On an unrelated subject, I will be pulling quite a bit of length of Air Ride System wiring out of the salvage yard car, along with some block connectors. When I wire in the ASHAM8 module, I will be doing it for a 'Plug in' installation (with correct color-coded factory wiring!).
 

tixer

Lincoln Evangelist
Thanks Mike! I have a few 'Long Pins' (made when I was doing avionics testing/navigation equipment troubleshooting) and a good flashlight to go along with my Multimeter. I will be getting to the car later this evening to do some inside work.
Good luck!

On an unrelated subject, I will be pulling quite a bit of length of Air Ride System wiring out of the salvage yard car, along with some block connectors.

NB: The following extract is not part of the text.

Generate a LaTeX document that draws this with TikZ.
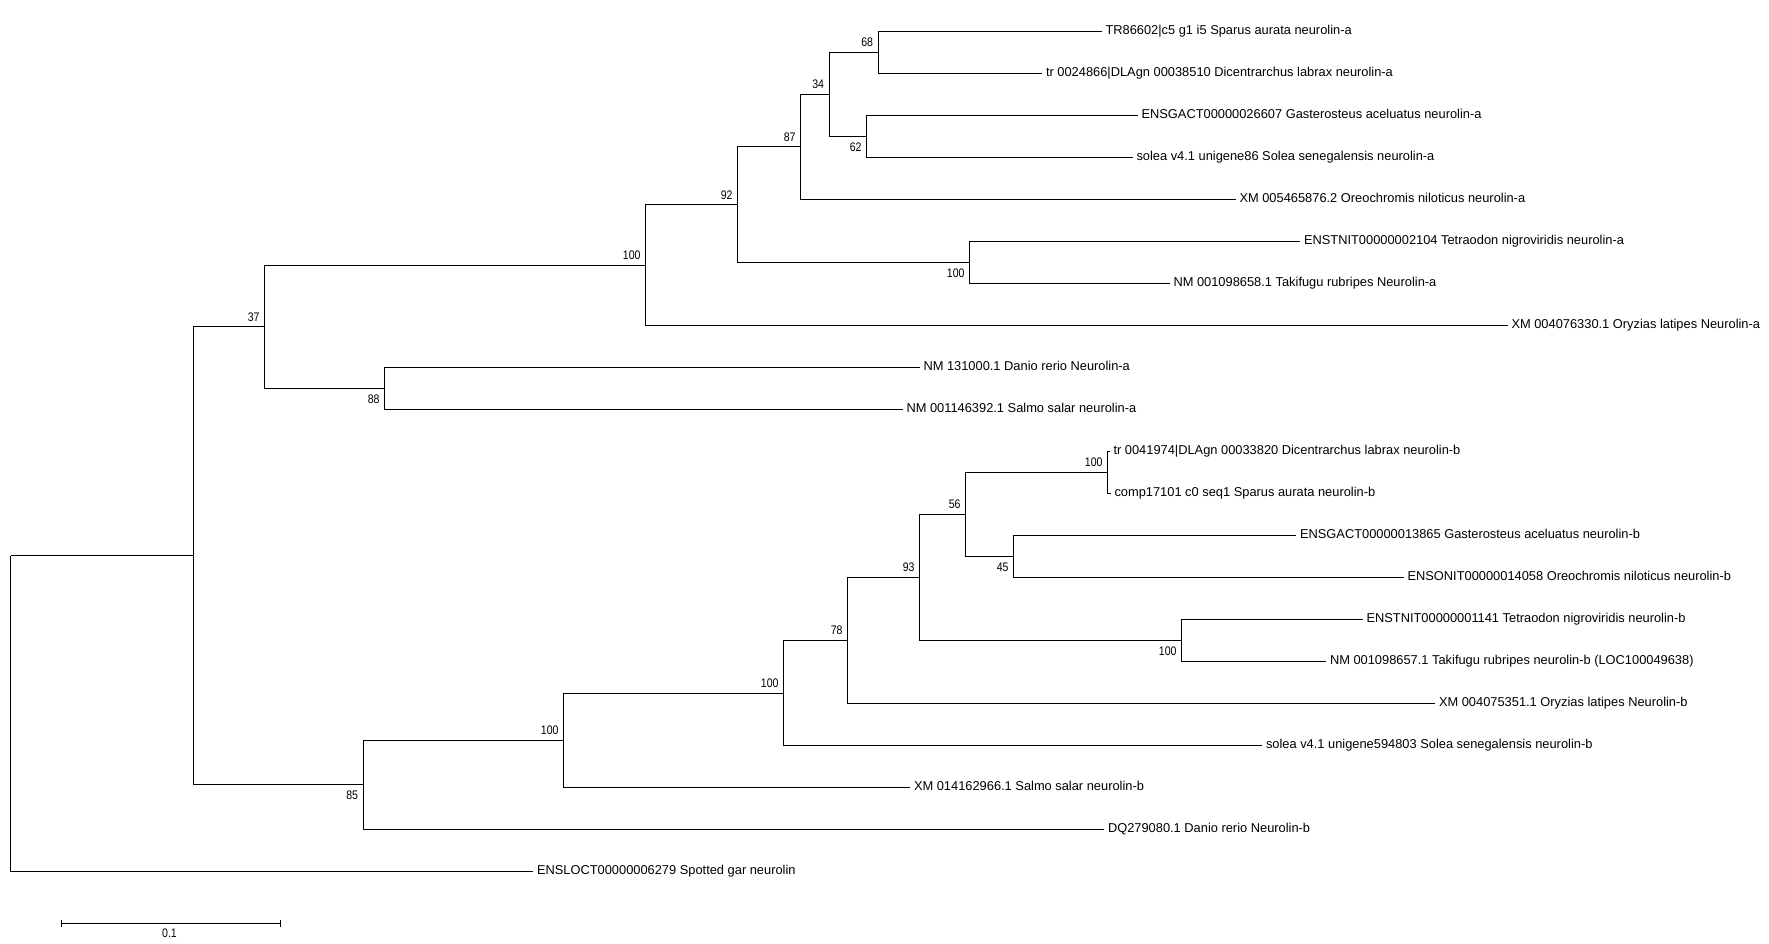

When I wire in the ASHAM8 module, I will be doing it for a 'Plug in' installation (with correct color-coded factory wiring!).
I think this is a good idea. Troubleshooting the ASHAM8 installed as per the instructions is a nuisance. I think Bill did something similar to this for his cars, so he could move the system between them..
 

markup97

Lost in Translation
I tore into her yesterday, and found the reason for none of my center console lighting working, no rear window defrost, AND the overdrive button not cancelling overdrive. When the dealer put the car back together, all of the electrical plugs were buried under the carpet, and were NOT hooked up! :)

Mike, you were correct in Neutral being the gear to be in for the shift lever slip-sleeve to drop all the way down, allowing access to the two torq screws holding the knob to the lever arm.
 

markup97

Lost in Translation
Yes it did, with no hiccups. Now I have to check my puddle lamps (probably bulbs burned out, as the LED turn lamps work) and get them working. Once I get the camera charged and internet access at the house (not my house I am staying at), I will document some of this so others can benefit from the work (as I have some ideas I will be implementing shortly).

Looks like wrecking the car might have been a blessing for it, as I am now able to troubleshoot problems/get things fixed and update/upgrade components thanks to the car not being driven (while it waits for money to get the replacement body parts).